“Dengan berbagai insentif tersebut, saya optimistis perekonomian nasional tahun 2025 akan tetap tangguh. Inflasi akan terkendali di kisaran 2,5 persen dan pertumbuhan ekonomi di atas 5 persen, sesuai target yang ditetapkan dalam APBN tahun 2025,” jelas politisi Fraksi Partai Golkar ini.
Kata dia, kenaikan tarif PPN ini tidak semestinya dipolitisir secara berlebihan. Apalagi, kebijakan itu merupakan amanat Undang-Undang Harmonisasi Peraturan Perpajakan (HPP) yang telah disepakati bersama.
“Termasuk oleh Fraksi PDI Perjuangan sebagai the ruling party sekaligus ketua panitia kerja UU HPP pada periode lalu,” imbuh Pimpinan DPR RI Bidang Koordinator Ekonomi dan Keuangan ini.
Adapun ia menyebut, Kebijakan PPN 12 persen sudah melewati pertimbangan teknokratis yang seksama. Sehingga, tidak akan memukul daya beli masyarakat atau menimbulkan inflasi yang tak terkendali.
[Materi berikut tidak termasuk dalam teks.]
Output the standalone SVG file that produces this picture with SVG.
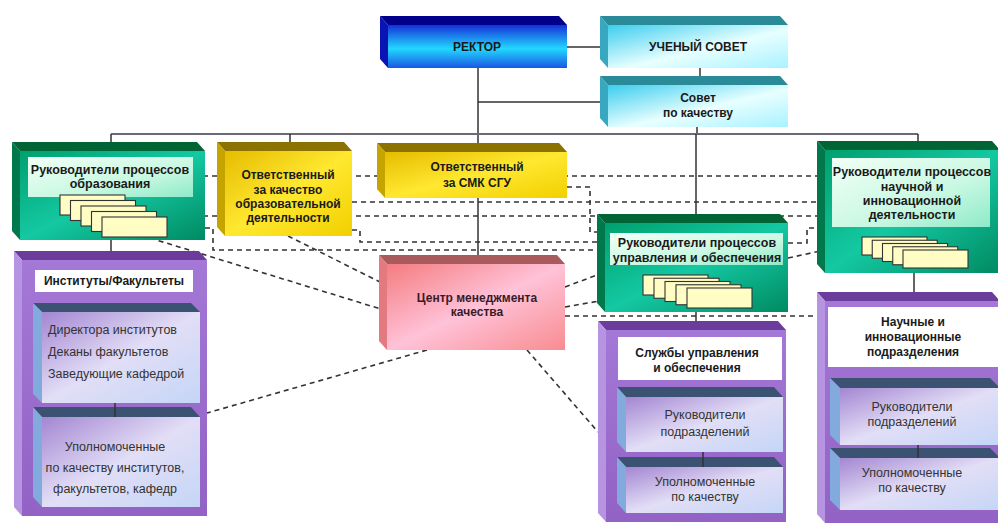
<svg xmlns="http://www.w3.org/2000/svg" width="998" height="523" viewBox="0 0 998 523">
<style>
.t{font-family:"Liberation Sans",Arial,sans-serif;font-size:12px;font-weight:bold;fill:#1a1a1a;text-anchor:middle}
.r{font-family:"Liberation Sans",Arial,sans-serif;font-size:12.5px;fill:#333;text-anchor:middle}
.rl{font-family:"Liberation Sans",Arial,sans-serif;font-size:12.5px;fill:#333}
.dash{fill:none;stroke:#333;stroke-width:1.6;stroke-dasharray:5,4}
.solid{fill:none;stroke:#333;stroke-width:1.5}
.bus{fill:none;stroke:#6a6a78;stroke-width:2}
.doc{fill:#fffcc4;stroke:#333;stroke-width:1.1}
</style>
<defs>
<linearGradient id="gRek" x1="0" y1="0" x2="0" y2="1"><stop offset="0" stop-color="#1530d8"/><stop offset="0.55" stop-color="#22d8ff"/><stop offset="1" stop-color="#1a56e4"/></linearGradient>
<linearGradient id="gCyan" x1="0" y1="0" x2="1" y2="1"><stop offset="0" stop-color="#3ccdee"/><stop offset="0.55" stop-color="#e8ffff"/><stop offset="1" stop-color="#a8f2ff"/></linearGradient>
<linearGradient id="gGreen" x1="0" y1="0" x2="1" y2="1"><stop offset="0" stop-color="#00a06e"/><stop offset="0.5" stop-color="#14c8a2"/><stop offset="1" stop-color="#008a62"/></linearGradient>
<linearGradient id="gLab" x1="0" y1="0" x2="1" y2="1"><stop offset="0" stop-color="#f2fff6"/><stop offset="0.6" stop-color="#c8f8e2"/><stop offset="1" stop-color="#8eeac8"/></linearGradient>
<linearGradient id="gYel" x1="0" y1="0" x2="1" y2="1"><stop offset="0" stop-color="#e6bc00"/><stop offset="0.5" stop-color="#ffe830"/><stop offset="1" stop-color="#f2d000"/></linearGradient>
<linearGradient id="gPink" x1="0" y1="0" x2="1" y2="1"><stop offset="0" stop-color="#f47c80"/><stop offset="0.5" stop-color="#ffc2d8"/><stop offset="1" stop-color="#f88c90"/></linearGradient>
<linearGradient id="gPur" x1="0" y1="0" x2="0" y2="1"><stop offset="0" stop-color="#a478d6"/><stop offset="1" stop-color="#9262c4"/></linearGradient>
<linearGradient id="gIn" x1="0" y1="0" x2="1" y2="1"><stop offset="0" stop-color="#a486d2"/><stop offset="0.5" stop-color="#e2def6"/><stop offset="1" stop-color="#c4d6f6"/></linearGradient>
</defs>

<g id="connectors">
<path class="dash" d="M203,176 H825"/>
<path class="dash" d="M567,187 H590 V232 H605"/>
<path class="dash" d="M352,202 H825"/>
<path class="dash" d="M203,216 H825"/>
<path class="dash" d="M352,230 H360 V242 H605"/>
<path class="dash" d="M205,228 H213 V250 H605"/>
<path class="dash" d="M150,238 L384,310"/>
<path class="dash" d="M288,236 L382,283"/>
<path class="dash" d="M565,287 L605,272"/>
<path class="dash" d="M565,307 L605,300"/>
<path class="dash" d="M565,316 H825"/>
<path class="dash" d="M788,243 H807 V228 H825"/>
<path class="dash" d="M788,258 L825,250"/>
<path class="dash" d="M427,350 L207,413"/>
<path class="dash" d="M527,350 L598,432"/>
<path class="solid" d="M478,68 V258"/>
<path class="solid" d="M567,47 H608"/>
<path class="solid" d="M700,68 V76"/>
<path class="solid" d="M478,102 H600"/>
<path class="solid" d="M697,127 V134"/>
<path class="bus" d="M111,134 H918"/>
<path class="solid" d="M111,134 V142 M290,134 V142 M696,134 V214 M918,134 V141"/>
<path class="solid" d="M111,240 V251 M696,312 V321 M914,273 V292"/>
</g>

<g id="rektor">
<polygon points="380,16 559,16 567,25 388,25" fill="#00008a"/>
<polygon points="380,16 388,25 388,68 380,59" fill="#0a14b4"/>
<rect x="388" y="25" width="179" height="43" fill="url(#gRek)"/>
<text class="t" x="477" y="51">РЕКТОР</text>
</g>

<g id="uchenyi-sovet">
<polygon points="600,16 780,16 788,25 608,25" fill="#2a8a98"/>
<polygon points="600,16 608,25 608,68 600,59" fill="#38a8c0"/>
<rect x="608" y="25" width="180" height="43" fill="url(#gCyan)"/>
<text class="t" x="698" y="51">УЧЕНЫЙ СОВЕТ</text>
</g>

<g id="sovet-kachestvo">
<polygon points="600,76 780,76 788,85 608,85" fill="#2a8a98"/>
<polygon points="600,76 608,85 608,127 600,118" fill="#38a8c0"/>
<rect x="608" y="85" width="180" height="42" fill="url(#gCyan)"/>
<text class="t" x="698" y="102">Совет</text>
<text class="t" x="698" y="117">по качеству</text>
</g>

<g id="ruk-obrazovaniya">
<polygon points="12,142 197,142 205,151 20,151" fill="#006434"/>
<polygon points="12,142 20,151 20,240 12,231" fill="#00784c"/>
<rect x="20" y="151" width="185" height="89" fill="url(#gGreen)"/>
<rect x="28" y="157" width="165" height="40" fill="url(#gLab)"/>
<text class="t" x="110" y="174" style="font-size:12.5px">Руководители процессов</text>
<text class="t" x="110" y="188" style="font-size:12.5px">образования</text>
<rect class="doc" x="60" y="195" width="65" height="20"/>
<rect class="doc" x="70.5" y="200.5" width="65" height="20"/>
<rect class="doc" x="81" y="206" width="65" height="20"/>
<rect class="doc" x="91.5" y="211.5" width="65" height="20"/>
<rect class="doc" x="102" y="217" width="65" height="20"/>
</g>

<g id="otv-obrazovatelnoy">
<polygon points="217,142 344,142 352,151 225,151" fill="#8c7200"/>
<polygon points="217,142 225,151 225,236 217,227" fill="#c6a400"/>
<rect x="225" y="151" width="127" height="85" fill="url(#gYel)"/>
<text class="t" x="288" y="179">Ответственный</text>
<text class="t" x="288" y="194">за качество</text>
<text class="t" x="288" y="208">образовательной</text>
<text class="t" x="288" y="222">деятельности</text>
</g>

<g id="otv-smk">
<polygon points="377,143 559,143 567,152 385,152" fill="#8c7200"/>
<polygon points="377,143 385,152 385,198 377,189" fill="#c6a400"/>
<rect x="385" y="152" width="182" height="46" fill="url(#gYel)"/>
<text class="t" x="477" y="171">Ответственный</text>
<text class="t" x="477" y="187">за СМК СГУ</text>
</g>

<g id="centr">
<polygon points="379,255 557,255 565,264 387,264" fill="#a85a5c"/>
<polygon points="379,255 387,264 387,350 379,341" fill="#e27a80"/>
<rect x="387" y="264" width="178" height="86" fill="url(#gPink)"/>
<text class="t" x="477" y="302" style="fill:#3a1a28">Центр менеджмента</text>
<text class="t" x="477" y="316" style="fill:#3a1a28">качества</text>
</g>

<g id="ruk-upravleniya">
<polygon points="597,214 780,214 788,223 605,223" fill="#006434"/>
<polygon points="597,214 605,223 605,312 597,303" fill="#00784c"/>
<rect x="605" y="223" width="183" height="89" fill="url(#gGreen)"/>
<rect x="610" y="233" width="173" height="32" fill="url(#gLab)"/>
<text class="t" x="697" y="247" style="font-size:12.5px">Руководители процессов</text>
<text class="t" x="697" y="262" style="font-size:12.5px">управления и обеспечения</text>
<rect class="doc" x="643" y="275" width="65" height="20"/>
<rect class="doc" x="654" y="278.25" width="65" height="20"/>
<rect class="doc" x="665" y="281.5" width="65" height="20"/>
<rect class="doc" x="676" y="284.75" width="65" height="20"/>
<rect class="doc" x="687" y="288" width="65" height="20"/>
</g>

<g id="ruk-nauchnoy">
<polygon points="817,141 992,141 1000,150 825,150" fill="#006434"/>
<polygon points="817,141 825,150 825,273 817,264" fill="#00784c"/>
<rect x="825" y="150" width="175" height="123" fill="url(#gGreen)"/>
<rect x="832" y="158" width="158" height="69" fill="url(#gLab)"/>
<text class="t" x="912" y="176" style="font-size:12.5px">Руководители процессов</text>
<text class="t" x="912" y="191" style="font-size:12.5px">научной и</text>
<text class="t" x="912" y="205" style="font-size:12.5px">инновационной</text>
<text class="t" x="912" y="219" style="font-size:12.5px">деятельности</text>
<rect class="doc" x="862" y="237" width="65" height="18"/>
<rect class="doc" x="872.25" y="240.25" width="65" height="18"/>
<rect class="doc" x="882.5" y="243.5" width="65" height="18"/>
<rect class="doc" x="892.75" y="246.75" width="65" height="18"/>
<rect class="doc" x="903" y="250" width="65" height="18"/>
</g>

<g id="instituty">
<polygon points="14,251 199,251 207,260 22,260" fill="#6c3c9c"/>
<polygon points="14,251 22,260 22,516 14,507" fill="#b694e2"/>
<rect x="22" y="260" width="185" height="256" fill="url(#gPur)"/>
<rect x="35" y="270" width="158" height="22" fill="#ffffff"/>
<text class="t" x="114" y="285">Институты/Факультеты</text>
<polygon points="33,303 191,303 200,312 42,312" fill="#3c5272"/>
<polygon points="33,303 42,312 42,403 33,394" fill="#82aadc"/>
<rect x="42" y="312" width="158" height="91" fill="url(#gIn)"/>
<text class="rl" x="48" y="334">Директора институтов</text>
<text class="rl" x="48" y="356">Деканы факультетов</text>
<text class="rl" x="48" y="378">Заведующие кафедрой</text>
<polygon points="33,407 191,407 200,417 42,417" fill="#3c5272"/>
<polygon points="33,407 42,417 42,507 33,497" fill="#82aadc"/>
<rect x="42" y="417" width="158" height="90" fill="url(#gIn)"/>
<path class="solid" d="M115,403 V417"/>
<text class="r" x="115" y="451">Уполномоченные</text>
<text class="r" x="115" y="472">по качеству институтов,</text>
<text class="r" x="115" y="493">факультетов, кафедр</text>
</g>

<g id="sluzhby">
<polygon points="598,321 778,321 786,330 606,330" fill="#6c3c9c"/>
<polygon points="598,321 606,330 606,522 598,513" fill="#b694e2"/>
<rect x="606" y="330" width="180" height="192" fill="url(#gPur)"/>
<rect x="618" y="337" width="164" height="43" fill="#ffffff"/>
<text class="t" x="697" y="357">Службы управления</text>
<text class="t" x="697" y="372">и обеспечения</text>
<polygon points="617,387 774,387 783,397 626,397" fill="#3c5272"/>
<polygon points="617,387 626,397 626,452 617,442" fill="#82aadc"/>
<rect x="626" y="397" width="157" height="55" fill="url(#gIn)"/>
<text class="r" x="705" y="419">Руководители</text>
<text class="r" x="705" y="436">подразделений</text>
<polygon points="617,457 774,457 783,467 626,467" fill="#3c5272"/>
<polygon points="617,457 626,467 626,513 617,503" fill="#82aadc"/>
<rect x="626" y="467" width="157" height="46" fill="url(#gIn)"/>
<path class="solid" d="M703,452 V467"/>
<text class="r" x="705" y="486">Уполномоченные</text>
<text class="r" x="705" y="501">по качеству</text>
</g>

<g id="nauchnye">
<polygon points="817,292 992,292 1000,301 825,301" fill="#6c3c9c"/>
<polygon points="817,292 825,301 825,523 817,514" fill="#b694e2"/>
<rect x="825" y="301" width="175" height="222" fill="url(#gPur)"/>
<rect x="828" y="307" width="172" height="60" fill="#ffffff"/>
<text class="t" x="913" y="326">Научные и</text>
<text class="t" x="913" y="341">инновационные</text>
<text class="t" x="913" y="356">подразделения</text>
<polygon points="830,378 990,378 1000,388 840,388" fill="#3c5272"/>
<polygon points="830,378 840,388 840,445 830,435" fill="#82aadc"/>
<rect x="840" y="388" width="160" height="57" fill="url(#gIn)"/>
<text class="r" x="912" y="411">Руководители</text>
<text class="r" x="912" y="426">подразделений</text>
<polygon points="830,448 990,448 1000,458 840,458" fill="#3c5272"/>
<polygon points="830,448 840,458 840,510 830,500" fill="#82aadc"/>
<rect x="840" y="458" width="160" height="52" fill="url(#gIn)"/>
<path class="solid" d="M918,445 V458"/>
<text class="r" x="912" y="477">Уполномоченные</text>
<text class="r" x="912" y="492">по качеству</text>
</g>
</svg>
“Kalau kita lihat dalam daftar komoditas yang masuk dalam Consumer Price Index atau Indeks Harga Konsumen, hanya 33 persen barang dan jasa yang merupakan objek PPN. Selebihnya, yaitu 67 persen tidak dikenakan PPN. Artinya, sebagian besar komoditas yang dikonsumsi masyarakat sehari-hari tidak terpengaruh oleh kenaikan tarif PPN,” terang Adies Kadir.
Menanggapi akan pandangan dari sebagian kalangan yang membandingkan kenaikan PPN 12 persen dengan kebijakan Vietnam yang memberikan diskon PPN dari 10 persen menjadi 8 persen untuk komoditas tertentu, ia menyebut bahwa kebijakan di Indonesia lebih longgar karena batas bawah tarif PPN Vietnam adalah 5 persen, sedangkan tarif bawah Indonesia adalah 0 persen.